In its recommendations, AARP suggested that AHP should be required to provide employers with a clear description of its insurance contracts, employer legal obligations under each contract, and all fees and services offered. It also recommended that the rule should make it clear that employers select and monitor AHPs prudently.In concluding its letter, AARP noted that while the proposed rule suggests that AHPs may provide useful service by finding insurers or secure administrative services for small employers, it may undermine the quality, availability, and affordability of health insurance.

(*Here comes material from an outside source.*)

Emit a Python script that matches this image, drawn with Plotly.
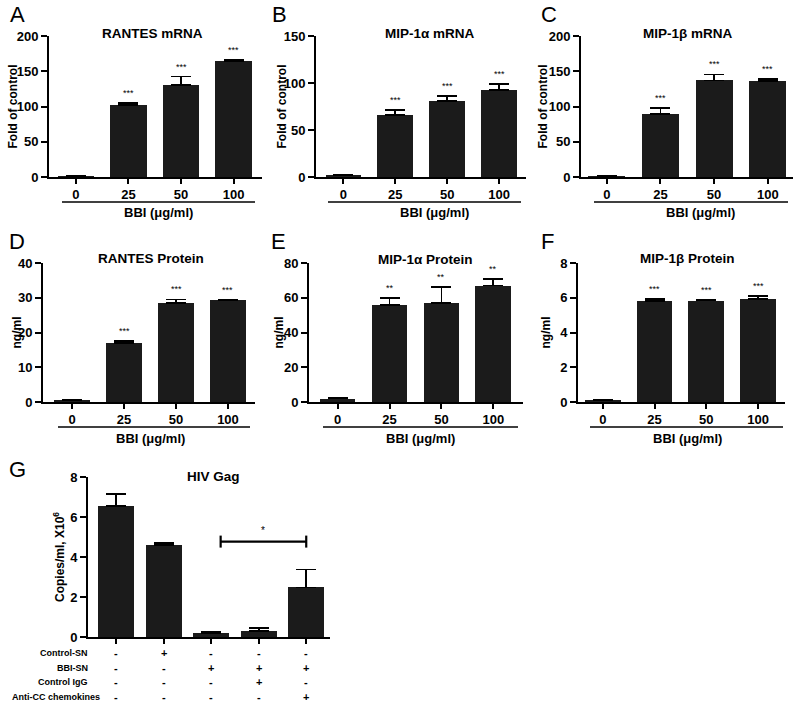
import plotly.graph_objects as go

W, H = 800, 709
FONT = "Liberation Sans, Arial, sans-serif"

# ---------------- data ----------------
dose_labels = ["0", "25", "50", "100"]
dose_axis_label = "BBI (μg/ml)"

rantes_mrna = [1.0, 102.0, 130.0, 164.5]
rantes_mrna_err = [0.3, 3.3, 12.5, 1.2]
rantes_mrna_sig = ["", "***", "***", "***"]

mip1a_mrna = [1.5, 66.0, 81.0, 92.5]
mip1a_mrna_err = [0.3, 5.0, 5.0, 6.5]
mip1a_mrna_sig = ["", "***", "***", "***"]

mip1b_mrna = [1.0, 89.0, 137.0, 136.5]
mip1b_mrna_err = [0.3, 8.5, 8.5, 2.3]
mip1b_mrna_sig = ["", "***", "***", "***"]

rantes_prot = [0.6, 17.0, 28.4, 29.3]
rantes_prot_err = [0.1, 0.5, 1.1, 0.1]
rantes_prot_sig = ["", "***", "***", "***"]

mip1a_prot = [2.0, 56.0, 57.0, 67.0]
mip1a_prot_err = [0.3, 4.0, 9.3, 4.0]
mip1a_prot_sig = ["", "**", "**", "**"]

mip1b_prot = [0.1, 5.82, 5.84, 5.91]
mip1b_prot_err = [0.02, 0.12, 0.04, 0.2]
mip1b_prot_sig = ["", "***", "***", "***"]

gag_values = [6.54, 4.60, 0.22, 0.32, 2.48]
gag_err = [0.60, 0.12, 0.04, 0.15, 0.90]
gag_row_labels = ["Control-SN", "BBI-SN", "Control IgG", "Anti-CC chemokines"]
gag_control_sn = ["-", "+", "-", "-", "-"]
gag_bbi_sn = ["-", "-", "+", "+", "+"]
gag_control_igg = ["-", "-", "-", "+", "-"]
gag_anti_cc = ["-", "-", "-", "-", "+"]
gag_bracket = (2.2, 4.0, 4.77)   # from, to, height
gag_bracket_sig = "*"

# ---------------- panel layout (pixels) ----------------
panels = [
    dict(letter="A", title="RANTES mRNA", ytitle="Fold of control",
         vals=rantes_mrna, err=rantes_mrna_err, sig=rantes_mrna_sig,
         px=(49, 262), py=(36, 177), xr=(-0.51, 3.54), yr=(0, 200), dtick=50,
         letter_pos=(17, 15), title_pos=(152, 33), ytitle_x=13,
         line=(62, 255, 202), lab=(158, 213)),
    dict(letter="B", title="MIP-1α mRNA", ytitle="Fold of control",
         vals=mip1a_mrna, err=mip1a_mrna_err, sig=mip1a_mrna_sig,
         px=(316, 526), py=(36, 177), xr=(-0.53, 3.52), yr=(0, 150), dtick=50,
         letter_pos=(279, 15), title_pos=(430, 33), ytitle_x=282,
         line=(328, 521, 202), lab=(434, 213)),
    dict(letter="C", title="MIP-1β mRNA", ytitle="Fold of control",
         vals=mip1b_mrna, err=mip1b_mrna_err, sig=mip1b_mrna_sig,
         px=(581, 793), py=(36, 177), xr=(-0.48, 3.47), yr=(0, 200), dtick=50,
         letter_pos=(549, 15), title_pos=(687, 33), ytitle_x=543,
         line=(594, 788, 202), lab=(700, 213)),
    dict(letter="D", title="RANTES Protein", ytitle="ng/ml",
         vals=rantes_prot, err=rantes_prot_err, sig=rantes_prot_sig,
         px=(43, 255), py=(263, 402), xr=(-0.56, 3.52), yr=(0, 40), dtick=10,
         letter_pos=(17, 241), title_pos=(151, 258), ytitle_x=16,
         line=(58, 250, 427), lab=(150, 438)),
    dict(letter="E", title="MIP-1α Protein", ytitle="ng/ml",
         vals=mip1a_prot, err=mip1a_prot_err, sig=mip1a_prot_sig,
         px=(309, 523), py=(263, 402), xr=(-0.55, 3.57), yr=(0, 80), dtick=20,
         letter_pos=(278, 241), title_pos=(425, 259), ytitle_x=278,
         line=(323, 518, 427), lab=(420, 438)),
    dict(letter="F", title="MIP-1β Protein", ytitle="ng/ml",
         vals=mip1b_prot, err=mip1b_prot_err, sig=mip1b_prot_sig,
         px=(578, 785), py=(263, 402), xr=(-0.48, 3.52), yr=(0, 8), dtick=2,
         letter_pos=(547, 241), title_pos=(687, 258), ytitle_x=545,
         line=(590, 783, 427), lab=(687, 438)),
]

BAR_COLOR = "#1b1b1b"


def pxx(x):
    return x / W


def pxy(y):
    return 1 - y / H


fig = go.Figure()
annotations = []
shapes = []

axis_common = dict(showline=True, linecolor="black", linewidth=1.7,
                   ticks="outside", tickcolor="black", tickwidth=1.7,
                   showgrid=False, zeroline=False, fixedrange=True,
                   tickfont=dict(family=FONT, size=13, color="black", weight="bold"))


def text_ann(x, y, text, size, bold=True, angle=0, xanchor="center", **kw):
    d = dict(x=x, y=y, xref=kw.pop("xref", "paper"), yref=kw.pop("yref", "paper"),
             text=text, showarrow=False, textangle=angle, xanchor=xanchor,
             yanchor=kw.pop("yanchor", "middle"),
             font=dict(family=FONT, size=size, color="black",
                       weight="bold" if bold else "normal"))
    d.update(kw)
    return d


for i, p in enumerate(panels, start=1):
    xa = "x" if i == 1 else f"x{i}"
    ya = "y" if i == 1 else f"y{i}"
    xkey = "xaxis" if i == 1 else f"xaxis{i}"
    ykey = "yaxis" if i == 1 else f"yaxis{i}"
    xs = list(range(len(dose_labels)))
    fig.add_trace(go.Bar(
        x=xs, y=p["vals"], width=0.69, marker=dict(color=BAR_COLOR, line=dict(width=0)),
        error_y=dict(type="data", symmetric=False, array=p["err"],
                     arrayminus=[0] * len(xs), color="black", thickness=1.8, width=10),
        xaxis=xa, yaxis=ya, showlegend=False, hoverinfo="skip"))
    fig.update_layout({
        xkey: dict(axis_common, domain=[pxx(p["px"][0]), pxx(p["px"][1])],
                   range=list(p["xr"]), tickvals=xs, ticktext=dose_labels,
                   ticklen=5, anchor=ya),
        ykey: dict(axis_common, domain=[pxy(p["py"][1]), pxy(p["py"][0])],
                   range=list(p["yr"]), dtick=p["dtick"], ticklen=6, anchor=xa),
    })
    for j, s in enumerate(p["sig"]):
        if s:
            annotations.append(text_ann(j, p["vals"][j] + p["err"][j], s, 9, bold=False,
                                        xref=xa, yref=ya, yanchor="bottom", yshift=3))
    annotations.append(text_ann(pxx(p["letter_pos"][0]), pxy(p["letter_pos"][1]),
                                p["letter"], 22, bold=False))
    annotations.append(text_ann(pxx(p["title_pos"][0]), pxy(p["title_pos"][1]),
                                p["title"], 13.5))
    annotations.append(text_ann(pxx(p["ytitle_x"]), pxy((p["py"][0] + p["py"][1]) / 2),
                                p["ytitle"], 12, angle=-90))
    annotations.append(text_ann(pxx(p["lab"][0]), pxy(p["lab"][1]), dose_axis_label, 13))
    lx0, lx1, ly = p["line"]
    shapes.append(dict(type="line", xref="paper", yref="paper",
                       x0=pxx(lx0), x1=pxx(lx1), y0=pxy(ly), y1=pxy(ly),
                       line=dict(color="black", width=1.7)))

# ---------------- panel G ----------------
gx = list(range(len(gag_values)))
fig.add_trace(go.Bar(
    x=gx, y=gag_values, width=0.76, marker=dict(color=BAR_COLOR, line=dict(width=0)),
    error_y=dict(type="data", symmetric=False, array=gag_err,
                 arrayminus=[0] * len(gx), color="black", thickness=1.8, width=10),
    xaxis="x7", yaxis="y7", showlegend=False, hoverinfo="skip"))
fig.update_layout(
    xaxis7=dict(axis_common, domain=[pxx(88), pxx(330)], range=[-0.59, 4.5],
                tickvals=gx, showticklabels=False, ticklen=5, anchor="y7"),
    yaxis7=dict(axis_common, domain=[pxy(637), pxy(477)], range=[0, 8], dtick=2,
                ticklen=6, anchor="x7"),
)
annotations.append(text_ann(pxx(17), pxy(469), "G", 22, bold=False))
annotations.append(text_ann(pxx(213), pxy(477), "HIV Gag", 13.5))
annotations.append(text_ann(pxx(59), pxy(557), "Copies/ml, X10<sup>6</sup>", 12, angle=-90))

# significance bracket
bx0, bx1, by = gag_bracket
shapes.append(dict(type="line", xref="x7", yref="y7", x0=bx0, x1=bx1, y0=by, y1=by,
                   line=dict(color="black", width=2.2)))
for bx in (bx0, bx1):
    shapes.append(dict(type="line", xref="x7", yref="y7", x0=bx, x1=bx,
                       y0=by - 0.3, y1=by + 0.3, line=dict(color="black", width=2.2)))
annotations.append(text_ann((bx0 + bx1) / 2, by, gag_bracket_sig, 10, bold=False,
                            xref="x7", yref="y7", yanchor="bottom", yshift=4))

# condition table
rows = [gag_control_sn, gag_bbi_sn, gag_control_igg, gag_anti_cc]
row_y = [653, 668, 682, 697]
row_label_right = [90, 90, 90, 102]
for label, row, ry, rx in zip(gag_row_labels, rows, row_y, row_label_right):
    annotations.append(text_ann(pxx(rx), pxy(ry), label, 9, xanchor="right"))
    for j, sym in enumerate(row):
        annotations.append(text_ann(j, pxy(ry), sym, 11, xref="x7"))

fig.update_layout(
    width=W, height=H, margin=dict(l=0, r=0, t=0, b=0, autoexpand=False),
    paper_bgcolor="white", plot_bgcolor="white",
    annotations=annotations, shapes=shapes, bargap=0,
    font=dict(family=FONT, color="black"),
)

fig.write_html("out.html", config={"displayModeBar": False},
               post_script="document.body.style.margin='0px';"
                           "document.body.style.overflow='hidden';")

"Permitting an employer to contract for limited benefits will place a massive burden on older workers and their families every time a beneficiary develops a major illness such as cancer and finds out it is not covered," wrote AARP. "Current law requires employers to provide coverage that includes the EHBs. We cannot afford to take a step backward and expose more Americans to unaffordable costs and inadequate health insurance coverage," it noted further.